## [SHORT EXERCISE]
Every line of the material is to be quoted verbatim, minus the pictures.

## [DATA PROVIDED]
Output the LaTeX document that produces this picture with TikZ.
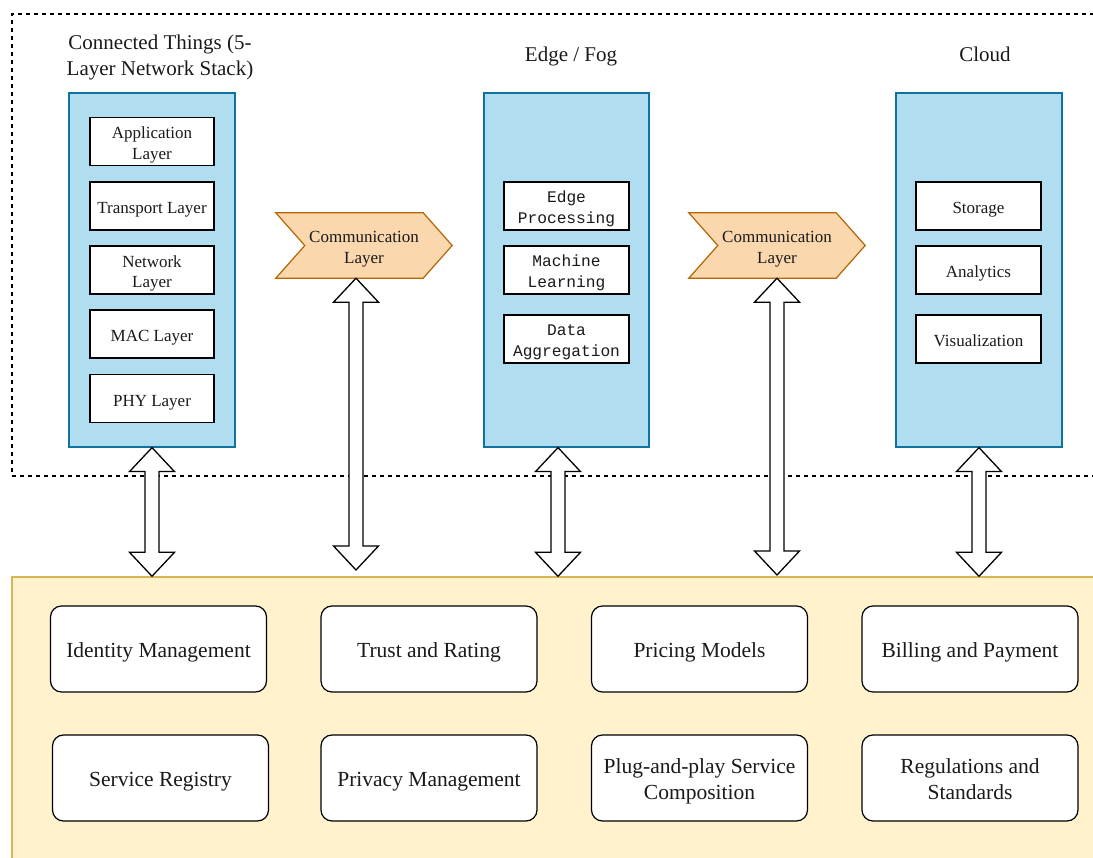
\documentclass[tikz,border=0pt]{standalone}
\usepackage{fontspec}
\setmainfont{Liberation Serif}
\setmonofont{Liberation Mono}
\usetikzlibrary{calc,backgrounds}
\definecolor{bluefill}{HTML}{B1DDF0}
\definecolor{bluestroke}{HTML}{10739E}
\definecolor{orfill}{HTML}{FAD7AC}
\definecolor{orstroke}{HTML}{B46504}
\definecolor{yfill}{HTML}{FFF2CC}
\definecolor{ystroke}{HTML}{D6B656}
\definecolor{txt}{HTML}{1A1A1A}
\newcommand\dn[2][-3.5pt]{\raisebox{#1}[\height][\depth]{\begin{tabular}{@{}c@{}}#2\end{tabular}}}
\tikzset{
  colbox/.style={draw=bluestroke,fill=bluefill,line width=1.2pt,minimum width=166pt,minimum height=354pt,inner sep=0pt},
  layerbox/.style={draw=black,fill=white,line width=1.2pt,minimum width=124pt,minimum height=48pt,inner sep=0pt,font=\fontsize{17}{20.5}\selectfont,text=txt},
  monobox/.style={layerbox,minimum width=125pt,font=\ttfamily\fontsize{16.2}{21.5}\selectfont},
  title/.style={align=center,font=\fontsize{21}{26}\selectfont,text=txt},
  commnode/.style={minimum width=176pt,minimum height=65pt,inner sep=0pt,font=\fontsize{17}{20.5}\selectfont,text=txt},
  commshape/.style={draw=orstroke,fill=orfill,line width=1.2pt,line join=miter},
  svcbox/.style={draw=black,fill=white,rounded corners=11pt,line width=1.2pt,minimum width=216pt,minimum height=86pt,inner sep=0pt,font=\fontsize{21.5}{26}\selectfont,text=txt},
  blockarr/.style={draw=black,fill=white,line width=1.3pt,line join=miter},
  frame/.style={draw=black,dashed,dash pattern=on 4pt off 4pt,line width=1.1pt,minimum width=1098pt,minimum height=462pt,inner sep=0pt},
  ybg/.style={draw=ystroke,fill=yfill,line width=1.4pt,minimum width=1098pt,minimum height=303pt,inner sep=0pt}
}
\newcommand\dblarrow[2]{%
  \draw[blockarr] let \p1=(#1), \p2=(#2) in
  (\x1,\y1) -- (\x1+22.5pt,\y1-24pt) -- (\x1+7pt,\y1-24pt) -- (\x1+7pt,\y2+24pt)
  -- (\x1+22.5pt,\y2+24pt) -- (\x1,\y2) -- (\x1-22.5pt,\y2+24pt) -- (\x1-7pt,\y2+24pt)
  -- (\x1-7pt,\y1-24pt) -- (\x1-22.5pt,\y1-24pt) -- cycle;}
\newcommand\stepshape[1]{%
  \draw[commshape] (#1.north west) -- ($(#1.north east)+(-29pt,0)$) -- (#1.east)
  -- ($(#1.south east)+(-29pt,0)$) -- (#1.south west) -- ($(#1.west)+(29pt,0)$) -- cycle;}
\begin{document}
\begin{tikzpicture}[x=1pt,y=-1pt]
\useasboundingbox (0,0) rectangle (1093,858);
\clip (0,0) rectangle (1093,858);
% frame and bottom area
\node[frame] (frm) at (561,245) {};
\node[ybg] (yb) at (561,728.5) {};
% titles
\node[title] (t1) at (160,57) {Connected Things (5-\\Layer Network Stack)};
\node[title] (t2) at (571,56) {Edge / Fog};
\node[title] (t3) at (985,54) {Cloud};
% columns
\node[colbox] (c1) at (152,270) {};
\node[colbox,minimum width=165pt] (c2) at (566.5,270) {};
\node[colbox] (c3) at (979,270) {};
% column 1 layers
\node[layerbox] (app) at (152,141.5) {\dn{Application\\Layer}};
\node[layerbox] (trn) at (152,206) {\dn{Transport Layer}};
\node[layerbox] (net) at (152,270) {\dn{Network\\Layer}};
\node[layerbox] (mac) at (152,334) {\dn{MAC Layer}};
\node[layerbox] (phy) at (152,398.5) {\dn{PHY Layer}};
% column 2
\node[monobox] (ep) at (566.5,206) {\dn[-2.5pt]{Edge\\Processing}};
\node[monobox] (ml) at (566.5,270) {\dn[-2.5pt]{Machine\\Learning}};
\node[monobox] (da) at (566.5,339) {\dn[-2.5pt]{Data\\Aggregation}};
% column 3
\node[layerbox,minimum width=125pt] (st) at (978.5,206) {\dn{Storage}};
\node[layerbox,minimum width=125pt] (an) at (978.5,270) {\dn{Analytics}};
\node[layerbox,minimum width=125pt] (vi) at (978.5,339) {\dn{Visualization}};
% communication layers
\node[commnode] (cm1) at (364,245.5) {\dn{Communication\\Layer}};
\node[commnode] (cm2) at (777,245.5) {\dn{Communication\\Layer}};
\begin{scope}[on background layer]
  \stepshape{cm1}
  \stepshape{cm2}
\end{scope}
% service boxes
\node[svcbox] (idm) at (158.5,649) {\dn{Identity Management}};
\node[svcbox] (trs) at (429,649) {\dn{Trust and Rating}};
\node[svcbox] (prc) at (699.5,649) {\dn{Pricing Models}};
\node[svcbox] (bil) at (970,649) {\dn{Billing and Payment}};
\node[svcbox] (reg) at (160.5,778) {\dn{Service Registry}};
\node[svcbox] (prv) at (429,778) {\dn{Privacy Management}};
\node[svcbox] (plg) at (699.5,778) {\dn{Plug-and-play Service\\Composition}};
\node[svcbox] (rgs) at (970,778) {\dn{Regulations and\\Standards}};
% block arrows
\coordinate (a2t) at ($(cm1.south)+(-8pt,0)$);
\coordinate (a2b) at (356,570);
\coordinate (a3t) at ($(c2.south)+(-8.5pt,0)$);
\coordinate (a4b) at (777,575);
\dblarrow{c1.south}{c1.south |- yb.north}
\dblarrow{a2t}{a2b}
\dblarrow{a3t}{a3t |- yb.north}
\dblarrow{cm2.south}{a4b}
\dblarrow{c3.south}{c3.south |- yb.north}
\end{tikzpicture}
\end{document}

## [CORRECT OUTPUT]
Output the LaTeX document that produces this picture with TikZ.
\documentclass[tikz,border=0pt]{standalone}
\usepackage{fontspec}
\setmainfont{Liberation Serif}
\setmonofont{Liberation Mono}
\usetikzlibrary{calc,backgrounds}
\definecolor{bluefill}{HTML}{B1DDF0}
\definecolor{bluestroke}{HTML}{10739E}
\definecolor{orfill}{HTML}{FAD7AC}
\definecolor{orstroke}{HTML}{B46504}
\definecolor{yfill}{HTML}{FFF2CC}
\definecolor{ystroke}{HTML}{D6B656}
\definecolor{txt}{HTML}{1A1A1A}
\newcommand\dn[2][-3.5pt]{\raisebox{#1}[\height][\depth]{\begin{tabular}{@{}c@{}}#2\end{tabular}}}
\tikzset{
  colbox/.style={draw=bluestroke,fill=bluefill,line width=1.2pt,minimum width=166pt,minimum height=354pt,inner sep=0pt},
  layerbox/.style={draw=black,fill=white,line width=1.2pt,minimum width=124pt,minimum height=48pt,inner sep=0pt,font=\fontsize{17}{20.5}\selectfont,text=txt},
  monobox/.style={layerbox,minimum width=125pt,font=\ttfamily\fontsize{16.2}{21.5}\selectfont},
  title/.style={align=center,font=\fontsize{21}{26}\selectfont,text=txt},
  commnode/.style={minimum width=176pt,minimum height=65pt,inner sep=0pt,font=\fontsize{17}{20.5}\selectfont,text=txt},
  commshape/.style={draw=orstroke,fill=orfill,line width=1.2pt,line join=miter},
  svcbox/.style={draw=black,fill=white,rounded corners=11pt,line width=1.2pt,minimum width=216pt,minimum height=86pt,inner sep=0pt,font=\fontsize{21.5}{26}\selectfont,text=txt},
  blockarr/.style={draw=black,fill=white,line width=1.3pt,line join=miter},
  frame/.style={draw=black,dashed,dash pattern=on 4pt off 4pt,line width=1.1pt,minimum width=1098pt,minimum height=462pt,inner sep=0pt},
  ybg/.style={draw=ystroke,fill=yfill,line width=1.4pt,minimum width=1098pt,minimum height=303pt,inner sep=0pt}
}
\newcommand\dblarrow[2]{%
  \draw[blockarr] let \p1=(#1), \p2=(#2) in
  (\x1,\y1) -- (\x1+22.5pt,\y1-24pt) -- (\x1+7pt,\y1-24pt) -- (\x1+7pt,\y2+24pt)
  -- (\x1+22.5pt,\y2+24pt) -- (\x1,\y2) -- (\x1-22.5pt,\y2+24pt) -- (\x1-7pt,\y2+24pt)
  -- (\x1-7pt,\y1-24pt) -- (\x1-22.5pt,\y1-24pt) -- cycle;}
\newcommand\stepshape[1]{%
  \draw[commshape] (#1.north west) -- ($(#1.north east)+(-29pt,0)$) -- (#1.east)
  -- ($(#1.south east)+(-29pt,0)$) -- (#1.south west) -- ($(#1.west)+(29pt,0)$) -- cycle;}
\begin{document}
\begin{tikzpicture}[x=1pt,y=-1pt]
\useasboundingbox (0,0) rectangle (1093,858);
\clip (0,0) rectangle (1093,858);
% frame and bottom area
\node[frame] (frm) at (561,245) {};
\node[ybg] (yb) at (561,728.5) {};
% titles
\node[title] (t1) at (160,57) {Connected Things (5-\\Layer Network Stack)};
\node[title] (t2) at (571,56) {Edge / Fog};
\node[title] (t3) at (985,54) {Cloud};
% columns
\node[colbox] (c1) at (152,270) {};
\node[colbox,minimum width=165pt] (c2) at (566.5,270) {};
\node[colbox] (c3) at (979,270) {};
% column 1 layers
\node[layerbox] (app) at (152,141.5) {\dn{Application\\Layer}};
\node[layerbox] (trn) at (152,206) {\dn{Transport Layer}};
\node[layerbox] (net) at (152,270) {\dn{Network\\Layer}};
\node[layerbox] (mac) at (152,334) {\dn{MAC Layer}};
\node[layerbox] (phy) at (152,398.5) {\dn{PHY Layer}};
% column 2
\node[monobox] (ep) at (566.5,206) {\dn[-2.5pt]{Edge\\Processing}};
\node[monobox] (ml) at (566.5,270) {\dn[-2.5pt]{Machine\\Learning}};
\node[monobox] (da) at (566.5,339) {\dn[-2.5pt]{Data\\Aggregation}};
% column 3
\node[layerbox,minimum width=125pt] (st) at (978.5,206) {\dn{Storage}};
\node[layerbox,minimum width=125pt] (an) at (978.5,270) {\dn{Analytics}};
\node[layerbox,minimum width=125pt] (vi) at (978.5,339) {\dn{Visualization}};
% communication layers
\node[commnode] (cm1) at (364,245.5) {\dn{Communication\\Layer}};
\node[commnode] (cm2) at (777,245.5) {\dn{Communication\\Layer}};
\begin{scope}[on background layer]
  \stepshape{cm1}
  \stepshape{cm2}
\end{scope}
% service boxes
\node[svcbox] (idm) at (158.5,649) {\dn{Identity Management}};
\node[svcbox] (trs) at (429,649) {\dn{Trust and Rating}};
\node[svcbox] (prc) at (699.5,649) {\dn{Pricing Models}};
\node[svcbox] (bil) at (970,649) {\dn{Billing and Payment}};
\node[svcbox] (reg) at (160.5,778) {\dn{Service Registry}};
\node[svcbox] (prv) at (429,778) {\dn{Privacy Management}};
\node[svcbox] (plg) at (699.5,778) {\dn{Plug-and-play Service\\Composition}};
\node[svcbox] (rgs) at (970,778) {\dn{Regulations and\\Standards}};
% block arrows
\coordinate (a2t) at ($(cm1.south)+(-8pt,0)$);
\coordinate (a2b) at (356,570);
\coordinate (a3t) at ($(c2.south)+(-8.5pt,0)$);
\coordinate (a4b) at (777,575);
\dblarrow{c1.south}{c1.south |- yb.north}
\dblarrow{a2t}{a2b}
\dblarrow{a3t}{a3t |- yb.north}
\dblarrow{cm2.south}{a4b}
\dblarrow{c3.south}{c3.south |- yb.north}
\end{tikzpicture}
\end{document}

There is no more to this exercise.